***** DATA IN THIS EXERCISE

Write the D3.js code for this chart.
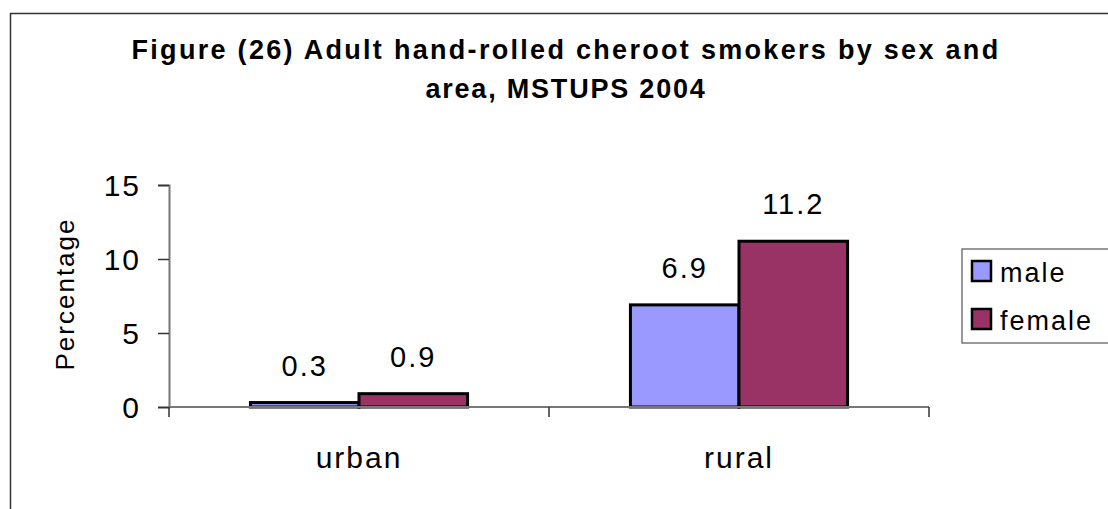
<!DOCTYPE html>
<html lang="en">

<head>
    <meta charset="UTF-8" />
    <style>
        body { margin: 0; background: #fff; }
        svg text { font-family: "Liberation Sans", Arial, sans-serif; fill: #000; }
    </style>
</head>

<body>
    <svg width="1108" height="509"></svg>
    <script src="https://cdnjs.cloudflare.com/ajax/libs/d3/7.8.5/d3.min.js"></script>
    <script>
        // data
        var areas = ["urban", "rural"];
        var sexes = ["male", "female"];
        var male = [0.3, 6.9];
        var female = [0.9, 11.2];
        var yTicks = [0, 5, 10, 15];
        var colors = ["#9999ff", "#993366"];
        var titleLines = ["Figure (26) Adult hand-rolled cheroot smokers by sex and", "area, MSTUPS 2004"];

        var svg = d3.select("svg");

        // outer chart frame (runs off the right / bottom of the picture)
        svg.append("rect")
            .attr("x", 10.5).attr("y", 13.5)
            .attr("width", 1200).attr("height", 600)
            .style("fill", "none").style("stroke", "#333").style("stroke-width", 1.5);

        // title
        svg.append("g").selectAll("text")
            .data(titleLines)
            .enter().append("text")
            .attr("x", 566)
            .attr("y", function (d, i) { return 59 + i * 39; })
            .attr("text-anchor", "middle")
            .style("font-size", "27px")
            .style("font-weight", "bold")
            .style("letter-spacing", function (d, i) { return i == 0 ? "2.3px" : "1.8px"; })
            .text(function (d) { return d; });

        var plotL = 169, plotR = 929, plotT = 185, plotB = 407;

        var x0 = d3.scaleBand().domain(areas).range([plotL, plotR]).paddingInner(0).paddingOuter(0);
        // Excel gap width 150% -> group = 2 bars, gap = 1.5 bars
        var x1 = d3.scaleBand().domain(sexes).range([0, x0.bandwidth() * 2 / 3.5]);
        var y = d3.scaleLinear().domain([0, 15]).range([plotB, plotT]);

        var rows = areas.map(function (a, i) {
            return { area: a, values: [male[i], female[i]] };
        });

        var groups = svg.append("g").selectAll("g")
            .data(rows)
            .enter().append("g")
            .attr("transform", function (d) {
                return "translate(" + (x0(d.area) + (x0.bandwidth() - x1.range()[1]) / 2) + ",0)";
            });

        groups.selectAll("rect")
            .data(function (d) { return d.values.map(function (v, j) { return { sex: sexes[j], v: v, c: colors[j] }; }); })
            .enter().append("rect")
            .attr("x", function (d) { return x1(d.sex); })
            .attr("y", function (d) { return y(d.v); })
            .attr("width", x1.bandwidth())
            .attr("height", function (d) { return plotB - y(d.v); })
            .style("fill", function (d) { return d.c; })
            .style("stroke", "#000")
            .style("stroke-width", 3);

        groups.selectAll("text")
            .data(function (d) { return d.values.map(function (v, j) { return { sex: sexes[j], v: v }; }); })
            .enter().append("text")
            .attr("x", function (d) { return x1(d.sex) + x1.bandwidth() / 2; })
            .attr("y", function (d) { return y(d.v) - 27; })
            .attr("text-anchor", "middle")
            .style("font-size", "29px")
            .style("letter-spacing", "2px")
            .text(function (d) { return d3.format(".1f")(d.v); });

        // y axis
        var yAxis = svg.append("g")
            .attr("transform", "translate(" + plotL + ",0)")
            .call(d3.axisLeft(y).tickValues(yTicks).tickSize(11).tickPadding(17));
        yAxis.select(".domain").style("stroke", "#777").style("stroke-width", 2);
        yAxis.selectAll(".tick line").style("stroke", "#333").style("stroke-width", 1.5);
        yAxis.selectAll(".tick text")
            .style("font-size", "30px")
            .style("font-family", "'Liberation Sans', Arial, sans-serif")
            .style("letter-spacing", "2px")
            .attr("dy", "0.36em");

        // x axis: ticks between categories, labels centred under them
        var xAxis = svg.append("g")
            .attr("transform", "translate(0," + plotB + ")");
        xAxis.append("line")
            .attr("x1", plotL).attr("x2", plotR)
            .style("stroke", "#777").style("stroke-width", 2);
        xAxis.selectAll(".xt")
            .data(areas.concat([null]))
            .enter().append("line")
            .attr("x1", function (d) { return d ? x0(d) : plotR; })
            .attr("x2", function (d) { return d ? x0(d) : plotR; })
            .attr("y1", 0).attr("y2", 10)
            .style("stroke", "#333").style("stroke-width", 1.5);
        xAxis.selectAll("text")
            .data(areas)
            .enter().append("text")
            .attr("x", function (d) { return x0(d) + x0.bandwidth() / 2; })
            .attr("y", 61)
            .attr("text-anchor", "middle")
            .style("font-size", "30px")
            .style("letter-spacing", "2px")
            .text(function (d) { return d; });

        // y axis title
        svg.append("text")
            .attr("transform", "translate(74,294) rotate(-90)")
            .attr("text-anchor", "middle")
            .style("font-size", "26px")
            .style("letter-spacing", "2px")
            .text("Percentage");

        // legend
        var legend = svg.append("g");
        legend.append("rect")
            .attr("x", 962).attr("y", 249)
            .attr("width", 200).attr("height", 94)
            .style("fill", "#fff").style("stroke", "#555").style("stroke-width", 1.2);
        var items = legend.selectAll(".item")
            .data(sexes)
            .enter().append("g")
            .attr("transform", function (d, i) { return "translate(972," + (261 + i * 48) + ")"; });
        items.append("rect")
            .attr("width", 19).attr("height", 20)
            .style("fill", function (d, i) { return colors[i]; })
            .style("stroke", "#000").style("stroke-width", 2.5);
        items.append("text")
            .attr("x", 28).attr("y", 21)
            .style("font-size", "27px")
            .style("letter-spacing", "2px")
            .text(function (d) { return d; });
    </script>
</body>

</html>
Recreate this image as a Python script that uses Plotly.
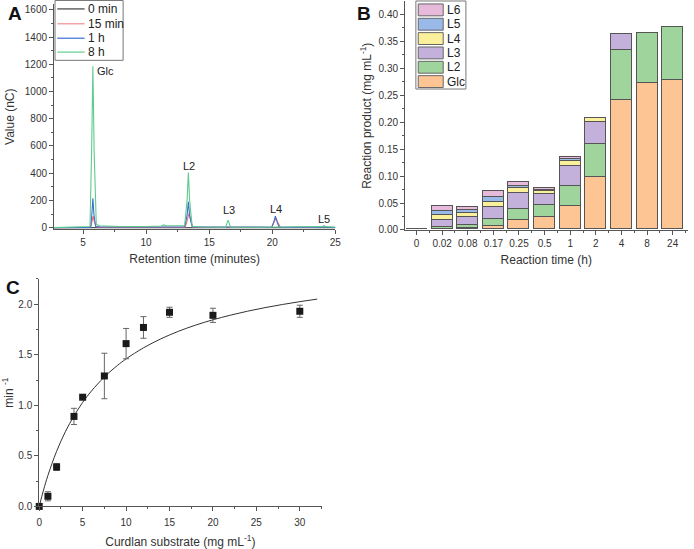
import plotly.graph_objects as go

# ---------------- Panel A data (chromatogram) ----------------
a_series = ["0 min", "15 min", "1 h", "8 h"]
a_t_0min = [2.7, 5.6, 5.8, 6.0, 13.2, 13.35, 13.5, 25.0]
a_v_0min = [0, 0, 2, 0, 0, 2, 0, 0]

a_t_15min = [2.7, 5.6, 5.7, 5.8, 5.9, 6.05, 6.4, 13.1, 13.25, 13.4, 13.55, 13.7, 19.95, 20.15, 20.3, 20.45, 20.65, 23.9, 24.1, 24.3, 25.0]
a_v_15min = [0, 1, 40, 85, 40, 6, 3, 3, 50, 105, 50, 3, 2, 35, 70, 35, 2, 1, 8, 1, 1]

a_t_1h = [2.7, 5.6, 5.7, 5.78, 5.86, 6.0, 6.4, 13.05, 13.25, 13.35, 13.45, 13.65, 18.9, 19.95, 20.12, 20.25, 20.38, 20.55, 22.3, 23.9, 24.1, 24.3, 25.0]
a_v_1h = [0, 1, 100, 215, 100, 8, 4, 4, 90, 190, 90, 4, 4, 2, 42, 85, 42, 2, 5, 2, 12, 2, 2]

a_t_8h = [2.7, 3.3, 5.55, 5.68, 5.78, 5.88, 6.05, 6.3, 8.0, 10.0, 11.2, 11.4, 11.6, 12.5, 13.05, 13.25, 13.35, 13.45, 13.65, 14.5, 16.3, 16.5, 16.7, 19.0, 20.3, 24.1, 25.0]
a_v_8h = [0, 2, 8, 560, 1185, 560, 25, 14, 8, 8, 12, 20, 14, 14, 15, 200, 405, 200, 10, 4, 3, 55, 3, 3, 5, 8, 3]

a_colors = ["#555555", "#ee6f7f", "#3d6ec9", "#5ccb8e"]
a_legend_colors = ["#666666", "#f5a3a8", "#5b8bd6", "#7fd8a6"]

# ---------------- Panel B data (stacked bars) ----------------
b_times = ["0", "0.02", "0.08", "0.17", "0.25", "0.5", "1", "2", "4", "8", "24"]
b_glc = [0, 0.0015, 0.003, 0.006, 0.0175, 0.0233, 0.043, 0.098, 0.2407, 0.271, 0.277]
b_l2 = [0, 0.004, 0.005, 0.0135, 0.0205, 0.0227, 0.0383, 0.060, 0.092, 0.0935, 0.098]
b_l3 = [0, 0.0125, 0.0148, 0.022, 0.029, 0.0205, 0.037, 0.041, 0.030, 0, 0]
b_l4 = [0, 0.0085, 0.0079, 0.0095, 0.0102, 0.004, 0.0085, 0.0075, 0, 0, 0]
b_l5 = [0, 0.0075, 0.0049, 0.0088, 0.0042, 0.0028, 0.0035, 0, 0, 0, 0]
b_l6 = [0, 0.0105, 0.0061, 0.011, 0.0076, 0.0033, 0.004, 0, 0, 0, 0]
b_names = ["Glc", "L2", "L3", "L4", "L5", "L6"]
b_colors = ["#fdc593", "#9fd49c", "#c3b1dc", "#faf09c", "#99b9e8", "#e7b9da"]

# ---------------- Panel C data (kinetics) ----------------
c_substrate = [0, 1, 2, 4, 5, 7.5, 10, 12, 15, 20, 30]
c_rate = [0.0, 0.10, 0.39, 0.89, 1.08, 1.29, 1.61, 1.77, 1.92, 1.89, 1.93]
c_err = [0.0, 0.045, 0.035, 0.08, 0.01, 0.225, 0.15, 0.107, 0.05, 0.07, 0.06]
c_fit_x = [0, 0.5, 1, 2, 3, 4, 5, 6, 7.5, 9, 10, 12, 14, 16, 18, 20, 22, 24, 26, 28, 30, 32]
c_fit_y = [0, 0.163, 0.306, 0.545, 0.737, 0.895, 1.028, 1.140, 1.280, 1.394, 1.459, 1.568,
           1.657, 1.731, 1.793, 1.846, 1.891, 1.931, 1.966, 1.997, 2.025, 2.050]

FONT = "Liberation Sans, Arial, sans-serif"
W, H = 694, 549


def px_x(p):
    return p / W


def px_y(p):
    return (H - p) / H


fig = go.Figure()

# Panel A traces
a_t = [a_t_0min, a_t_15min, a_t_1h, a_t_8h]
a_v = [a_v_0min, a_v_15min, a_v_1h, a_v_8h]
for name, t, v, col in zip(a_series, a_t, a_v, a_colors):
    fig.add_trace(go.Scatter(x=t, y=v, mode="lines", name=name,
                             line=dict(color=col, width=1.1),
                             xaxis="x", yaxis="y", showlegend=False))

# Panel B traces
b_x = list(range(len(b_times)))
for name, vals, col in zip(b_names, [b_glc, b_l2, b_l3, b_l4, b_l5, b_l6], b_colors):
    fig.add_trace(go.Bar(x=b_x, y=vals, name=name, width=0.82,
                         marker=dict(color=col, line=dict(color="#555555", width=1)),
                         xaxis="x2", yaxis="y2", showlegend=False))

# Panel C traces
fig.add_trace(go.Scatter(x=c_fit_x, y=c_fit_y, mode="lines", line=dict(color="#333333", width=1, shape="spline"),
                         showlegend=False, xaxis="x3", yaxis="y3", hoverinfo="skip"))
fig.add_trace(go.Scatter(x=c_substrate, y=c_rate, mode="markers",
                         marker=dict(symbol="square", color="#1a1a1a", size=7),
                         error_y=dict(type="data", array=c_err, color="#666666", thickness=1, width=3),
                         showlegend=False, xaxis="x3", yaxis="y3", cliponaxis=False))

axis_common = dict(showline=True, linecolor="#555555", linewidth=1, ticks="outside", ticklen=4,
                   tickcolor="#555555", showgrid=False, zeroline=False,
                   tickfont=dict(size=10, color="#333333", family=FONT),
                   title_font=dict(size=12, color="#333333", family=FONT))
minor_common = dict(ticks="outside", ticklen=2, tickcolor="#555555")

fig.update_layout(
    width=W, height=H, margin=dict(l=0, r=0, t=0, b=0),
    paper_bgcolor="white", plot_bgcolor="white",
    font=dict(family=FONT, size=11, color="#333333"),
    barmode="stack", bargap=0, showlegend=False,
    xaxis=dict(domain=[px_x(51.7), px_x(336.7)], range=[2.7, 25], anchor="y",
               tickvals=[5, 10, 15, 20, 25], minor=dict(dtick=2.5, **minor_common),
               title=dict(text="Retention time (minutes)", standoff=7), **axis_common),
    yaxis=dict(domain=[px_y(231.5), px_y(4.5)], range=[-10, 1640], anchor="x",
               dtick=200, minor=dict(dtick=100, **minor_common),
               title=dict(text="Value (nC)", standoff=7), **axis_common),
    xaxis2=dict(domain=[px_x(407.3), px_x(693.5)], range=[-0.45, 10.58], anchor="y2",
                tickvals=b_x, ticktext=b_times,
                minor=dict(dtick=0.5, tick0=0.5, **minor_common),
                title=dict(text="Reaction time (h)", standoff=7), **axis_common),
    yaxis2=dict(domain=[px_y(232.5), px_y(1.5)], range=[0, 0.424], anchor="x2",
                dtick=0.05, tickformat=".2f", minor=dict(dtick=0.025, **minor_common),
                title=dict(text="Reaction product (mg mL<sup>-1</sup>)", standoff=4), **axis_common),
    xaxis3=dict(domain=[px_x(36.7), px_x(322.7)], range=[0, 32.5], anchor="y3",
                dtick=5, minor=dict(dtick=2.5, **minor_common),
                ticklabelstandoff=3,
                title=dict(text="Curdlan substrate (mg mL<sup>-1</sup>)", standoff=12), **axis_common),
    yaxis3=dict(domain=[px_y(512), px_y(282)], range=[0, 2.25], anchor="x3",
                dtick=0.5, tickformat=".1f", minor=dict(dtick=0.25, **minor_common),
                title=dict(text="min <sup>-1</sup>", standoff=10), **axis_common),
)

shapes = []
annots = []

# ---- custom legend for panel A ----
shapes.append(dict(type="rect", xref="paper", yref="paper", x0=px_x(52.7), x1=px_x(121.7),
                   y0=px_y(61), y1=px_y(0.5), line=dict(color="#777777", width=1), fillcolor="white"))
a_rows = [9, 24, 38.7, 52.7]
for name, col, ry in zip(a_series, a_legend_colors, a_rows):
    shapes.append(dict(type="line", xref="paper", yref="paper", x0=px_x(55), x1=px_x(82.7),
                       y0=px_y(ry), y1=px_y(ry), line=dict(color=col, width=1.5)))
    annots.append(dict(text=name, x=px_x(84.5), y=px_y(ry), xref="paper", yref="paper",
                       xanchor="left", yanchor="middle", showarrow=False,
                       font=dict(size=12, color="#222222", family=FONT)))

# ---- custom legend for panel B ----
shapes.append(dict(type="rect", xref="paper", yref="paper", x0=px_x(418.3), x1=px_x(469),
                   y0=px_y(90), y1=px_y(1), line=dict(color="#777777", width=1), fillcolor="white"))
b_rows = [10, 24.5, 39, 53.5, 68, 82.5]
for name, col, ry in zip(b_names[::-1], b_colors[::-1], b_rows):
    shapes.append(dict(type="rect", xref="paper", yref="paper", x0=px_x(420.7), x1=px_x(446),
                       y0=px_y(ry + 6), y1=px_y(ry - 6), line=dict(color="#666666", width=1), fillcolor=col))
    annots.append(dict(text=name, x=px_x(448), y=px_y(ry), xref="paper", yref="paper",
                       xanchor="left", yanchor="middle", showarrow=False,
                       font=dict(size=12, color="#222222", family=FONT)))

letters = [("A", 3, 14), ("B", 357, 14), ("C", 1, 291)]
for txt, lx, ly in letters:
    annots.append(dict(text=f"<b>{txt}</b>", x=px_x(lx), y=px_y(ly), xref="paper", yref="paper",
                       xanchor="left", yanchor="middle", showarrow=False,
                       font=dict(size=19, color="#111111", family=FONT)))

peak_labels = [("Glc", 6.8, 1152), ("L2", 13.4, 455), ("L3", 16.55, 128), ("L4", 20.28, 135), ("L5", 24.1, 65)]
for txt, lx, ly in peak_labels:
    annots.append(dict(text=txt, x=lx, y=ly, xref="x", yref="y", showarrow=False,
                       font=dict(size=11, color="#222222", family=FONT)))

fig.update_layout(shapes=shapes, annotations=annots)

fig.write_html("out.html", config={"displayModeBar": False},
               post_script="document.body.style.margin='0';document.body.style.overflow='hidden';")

**********

— GIVEN REQUEST —
The first line to give again is the one with "Recreate this image", and the last is the one with "2, 1, 8, 1, 1]". Repeat them and everything between exactly, minus the pictures.

— SOLVED PROBLEM —
Recreate this image as a Python script that uses Plotly.
import plotly.graph_objects as go

# ---------------- Panel A data (chromatogram) ----------------
a_series = ["0 min", "15 min", "1 h", "8 h"]
a_t_0min = [2.7, 5.6, 5.8, 6.0, 13.2, 13.35, 13.5, 25.0]
a_v_0min = [0, 0, 2, 0, 0, 2, 0, 0]

a_t_15min = [2.7, 5.6, 5.7, 5.8, 5.9, 6.05, 6.4, 13.1, 13.25, 13.4, 13.55, 13.7, 19.95, 20.15, 20.3, 20.45, 20.65, 23.9, 24.1, 24.3, 25.0]
a_v_15min = [0, 1, 40, 85, 40, 6, 3, 3, 50, 105, 50, 3, 2, 35, 70, 35, 2, 1, 8, 1, 1]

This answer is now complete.